Ask yourself, would this character speak this way? Ask if what the character says is giving to much or too little information and conversation. Also, if there is a reason to insert misspellings, it better be a good one and it better not distract the reader overly much or don’t do it. Nothing pulls a reader out of a story more than bad dbialogue. In contrast, nothing pulls in a reader than realistic, compelling dialogue. There is a scene where Griffin is drunk and the line before he begins talking mentions he is slurring. Originally I slurred the actual words. The revision removes the slurred words and because I mentioned that he was slurring, the reader can take it from there. No need to overdramaticize or belabor the fact that he’s drunk.
Dialogue helps move along the story, take a break from exposition, and can advance the plot and allows the reader to empathize with the characters. Poorly written dialogue can turn off the reader and we don’t want to lose the reader, do we?

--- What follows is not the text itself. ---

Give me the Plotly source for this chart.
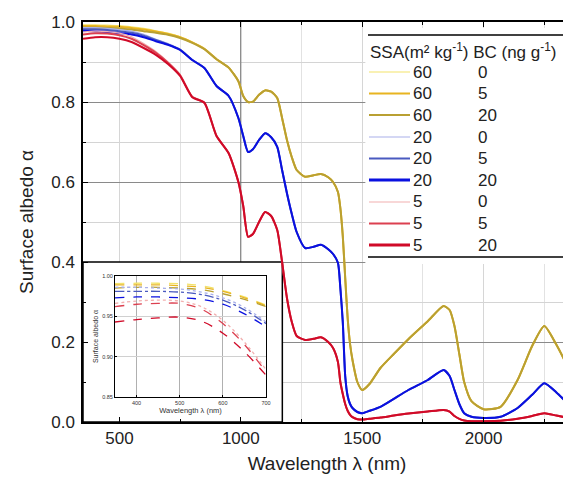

Think about reading Pig Latin. Remember that secret language? The writer doesn’t want dialogue to be confusing or opaque like Igpay Atinlay.  What the heck is Pig Latin, you might be thinking. Go here to find out:
https://en.wikipedia.org/wiki/Pig_Latin

Here are some other tips:
Listen to conversations and how people talk. Pay attention to the natural speech patterns of your colleagues, friends and even folks on line at the grocery store. Think about how you would write it, then practice. Read, read, and read some more.Write every day. Work that mental muscle and it will make a difference.

Here is another glimpse into the story with dialogue. It is between Griffin, his good friend, George Po, and then Jillian over the phone.

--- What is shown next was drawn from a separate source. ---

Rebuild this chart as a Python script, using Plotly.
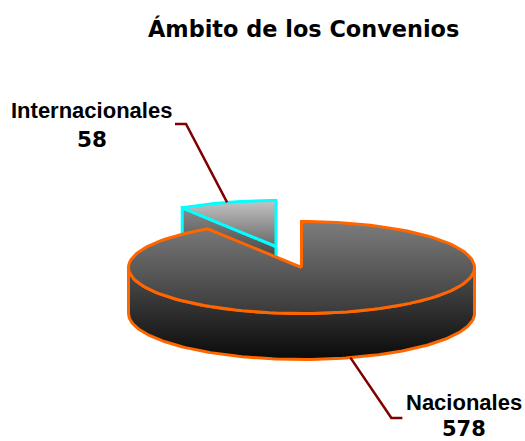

Griffin stood by the carp pond on the roof of his three-story canyon house, tossing in freeze dried fish flakes and nutritional pellets. The carp, about six or so, came out from the depths of the pond and skimmed the surface, missing nothing. In moments the surface of the pond was again calm and the carp sounded back down to the pool’s bottom. He noticed that the ficus tree his gardener, George, had placed next to the pond was finally growing leaves.

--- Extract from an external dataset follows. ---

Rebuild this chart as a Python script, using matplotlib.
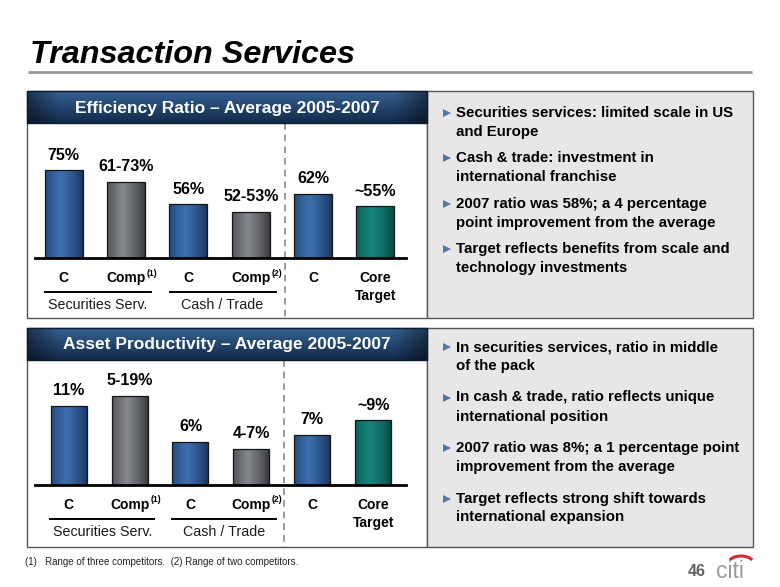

“No touch, Mr. Griffin,” George Po reminded him, “they drop leaf when you touch.”
Griffin smiled and patted his shoulder,
“You know what’s best, George. I’m glad you stayed on after dad died.”
George’s Asian feature saddened, and for a moment Griffin thought he would cry; George and his dad were very close, and at times Griffin found that the wizened old Chinese gardener needed more comforting than he did.
The two men stood in silence, the hot breeze stirring leaves on the trees dispersed within the peaceful garden.
“Dad said he wanted you to add to the area near the pond, remember?”
“Ah, yes he sit there many times. I put tree there to honor him.”
They stood together looking at the flourishing ficus and dwarf cherry blossom trees shading a bench where Marchall used to sit to feed the carp. Griffin watched a stray leaf skitter across the bench beside the pond and land in it, bobbing in its own wake. The largest carp, which he’d named Moby, rose to the surface, his pentode orange and white coloration gave im an odd, haphazard look, as if he were rusting. He and George watched as Moby zeroed in on the leaf, then nosed it along the surface until it got waterlogged and sank.
Griffin thought of Jillian, how she played with the carp, laughing whenever one nibbled on her fingers, the same fingers he wanted to take and do very erotic things with .
“You think of the lady who pets the fish.” Said George, a sly look narrowing his eyes, “She is beautiful.?
Griffin laughed; surprised George had even remembered being told about her one night over dinner. They were both fond of hot chilies and cold beer. George did the cooking and usually Griffin did the talking.
“Yes, she’s beautiful. Moby liked her,” Griffin admitted, gesturing to the big carp. He tried to cull down Jillian’s physical traits, sure that he didn’t like at least one thing about her but found himself liking everything.
“You bring her to dinner?” asked George, “I make special dumplings, maybe scallops?”
“Yes, that sounds good, ”
He glanced at his watch,
“I’ll call her now and let her know. She teaches at night a few times a week but I’m not sure which nights.” He flipped open his cell and dialed.
“Hello Tiger.” She answered.
“Hello Dragon Lady.” He replied, “Got a sec?”
“For you? I’ve got as many as you need, what’s up?”
“George and I were feeding the carp when he said he’d love to cook for you. “
“Oh, that’s sweet, Griffin. I’m free Thursday and Friday.”
“How about Thursday? That’s our usual day anyway.” He glanced over at George, who was listening, and he nodded, then walked away to give Griffin some privacy.
“Thursday it is, then. Does George like anything that he won’t get for himself?” asked Jillian.
“H-m-m, he loves a good cigar. What I’d call big, fat, and stinky.”
They laughed.
“Okay, but I’m not getting him more than a few. It’s a terrible habit.”